About 45 percent of Kansas' residential energy bill goes to home heating, said Snead, who estimated that homeowners who are heating with electricity will likely see an increase of about $40 overall for the season in comparison to last winter's bill.

Homeowners who are heating with natural gas should see bills that are about the same as last year, while a homeowner using heating oil should see a decrease of about $270 overall, and a homeowner using propane should see a decrease of about $150, Snead said.

These are anticipated costs, said Snead, who offered tips to help homeowners hold down energy costs this winter:

--Invest in an annual or bi-annual tune-up for the furnace to check belts, blowers, burners and filters.

--Every degree you permanently lower the thermostat can save up to 3 percent (as much as $30 or more, depending on the fuel used to heat the home) on overall costs.

--Install a programmable thermostat to save as much as 10 percent of home heating cost annually. The initial cost (about $50 to $100) is offset by the savings in heating the home when the family is present, and lowering the temperature (to 55 to 62, for example) when the family is away for the day and/or asleep.

--Fill the gaps (and air leaks) around trim, windows, doors, pipes in and out of the home and where the floor rests on the foundation with caulking or other materials. Stretching a heat shrinkable film over windows can offer a temporary seal on windows without caulking.

--Install insulation in attic and crawl spaces.

--Weather strip attic hatch or door to prevent heat loss.

--Keep glass doors and fireplace damper closed when the fireplace is not in use.

Trying to find savings by closing off a few vents in unused areas of the home rarely achieves significant results, and Snead cautioned homeowners that closing off too many rooms may cause duct leakage in other areas or back pressure that will effect overall furnace operation.

If rooms are allowed to become too cold, Snead said, homeowners may note potentially damaging condensation on exterior walls, windowsills, ceilings and behind furniture.

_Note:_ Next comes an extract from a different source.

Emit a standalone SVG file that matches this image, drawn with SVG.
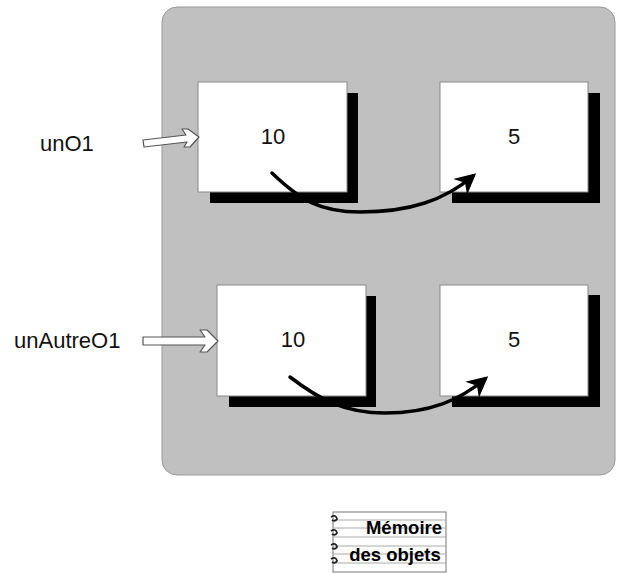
<svg xmlns="http://www.w3.org/2000/svg" width="619" height="573" viewBox="0 0 619 573">
<defs>
<style>
.lbl{font-family:"Liberation Sans",Arial,sans-serif;font-size:22px;fill:#111}
.val{font-family:"Liberation Sans",Arial,sans-serif;font-size:22px;fill:#111;text-anchor:middle}
.box{fill:#fff;stroke:#888;stroke-width:1}
.shadow{fill:#000}
.hollow{fill:#fff;stroke:#555;stroke-width:1.2;stroke-linejoin:round}
.curve{fill:none;stroke:#000;stroke-width:3.5;stroke-linecap:round}
.note{font-family:"Liberation Sans",Arial,sans-serif;font-size:18.5px;font-weight:bold;fill:#000;text-anchor:middle}
.rule{stroke:#aaa;stroke-width:1}
</style>
<marker id="ah" viewBox="0 0 10 10" refX="8" refY="5" markerWidth="6" markerHeight="6" orient="auto" markerUnits="strokeWidth">
<path d="M0,0 L10,5 L0,10 L3,5 z" fill="#000"/>
</marker>
</defs>
<rect id="memory" x="162" y="7" width="453" height="468" rx="15" ry="15" fill="#c0c0c0" stroke="#999" stroke-width="1"/>
<g id="obj1a">
<rect class="shadow" x="210" y="93" width="148" height="110"/>
<rect class="box" x="198" y="82" width="149" height="110"/>
<text class="val" x="273" y="144">10</text>
</g>
<g id="obj1b">
<rect class="shadow" x="452" y="93" width="148" height="110"/>
<rect class="box" x="440" y="82" width="148" height="110"/>
<text class="val" x="514" y="144">5</text>
</g>
<g id="obj2a">
<rect class="shadow" x="229" y="296" width="147" height="111"/>
<rect class="box" x="217" y="285" width="149" height="111"/>
<text class="val" x="293" y="347">10</text>
</g>
<g id="obj2b">
<rect class="shadow" x="452" y="295" width="148" height="112"/>
<rect class="box" x="440" y="285" width="148" height="111"/>
<text class="val" x="514" y="347">5</text>
</g>
<g id="ref1">
<text class="lbl" x="40" y="151">unO1</text>
</g>
<g id="ref2">
<text class="lbl" x="14" y="348">unAutreO1</text>
</g>
<g id="notepad">
<rect x="333" y="512" width="113" height="60" fill="#fff" stroke="#777" stroke-width="1"/>
<line class="rule" x1="333" y1="520" x2="446" y2="520"/>
<line class="rule" x1="333" y1="528" x2="446" y2="528"/>
<line class="rule" x1="333" y1="537" x2="446" y2="537"/>
<line class="rule" x1="333" y1="546" x2="446" y2="546"/>
<line class="rule" x1="333" y1="554" x2="446" y2="554"/>
<line class="rule" x1="333" y1="563" x2="446" y2="563"/>
<g fill="none" stroke="#222" stroke-width="1.8">
<path d="M331,517 q5,-3 6,2 q-2,3 -5,1"/>
<path d="M331,531 q5,-3 6,2 q-2,3 -5,1"/>
<path d="M331,545 q5,-3 6,2 q-2,3 -5,1"/>
<path d="M331,559 q5,-3 6,2 q-2,3 -5,1"/>
</g>
<text class="note" x="404" y="534">Mémoire</text>
<text class="note" x="395" y="561">des objets</text>
</g>
<g id="connectors">
<path class="hollow" d="M143,140 L186,135 L182,129 L188,129 L199,137 L190,147 L184,147 L187,142 L144,147 z"/>
<path class="hollow" d="M143,337 L205,337 L200,330 L207,330 L218,341 L207,352 L200,352 L205,345 L143,345 z"/>
<path class="curve" d="M272,173 C300,200 320,212 360,212 C410,212 445,200 473,176" marker-end="url(#ah)"/>
<path class="curve" d="M290,377 C320,400 345,413 385,413 C430,413 460,400 485,379" marker-end="url(#ah)"/>
</g>
</svg>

Space heaters also can be problematic, the residential energy specialist said.

"A space heater will only heat one or two spaces, while the rest of the house may be cold," Snead said. "Space heaters typically use electricity, which is a more expensive energy source, and must be used according to instructions to minimize risks of fire."

For additional energy savings, he suggested that homeowners:

--Set the temperature on the water heater at 130 degrees.

--Use cold water for laundry.

--Replace the most used, and eventually all the light bulbs in the home with compact fluorescent bulbs, and

--Turn off the lights when not in use.

Snead also recommends evaluating energy costs to operate and/or estimated cost-savings before buying new appliances, windows, and heating and cooling systems.

Products that have earned an ENERGY STAR Label qualify as energy-efficient products, said Snead, who noted that comparison shopping can be simplified by checking www.energystar.com/.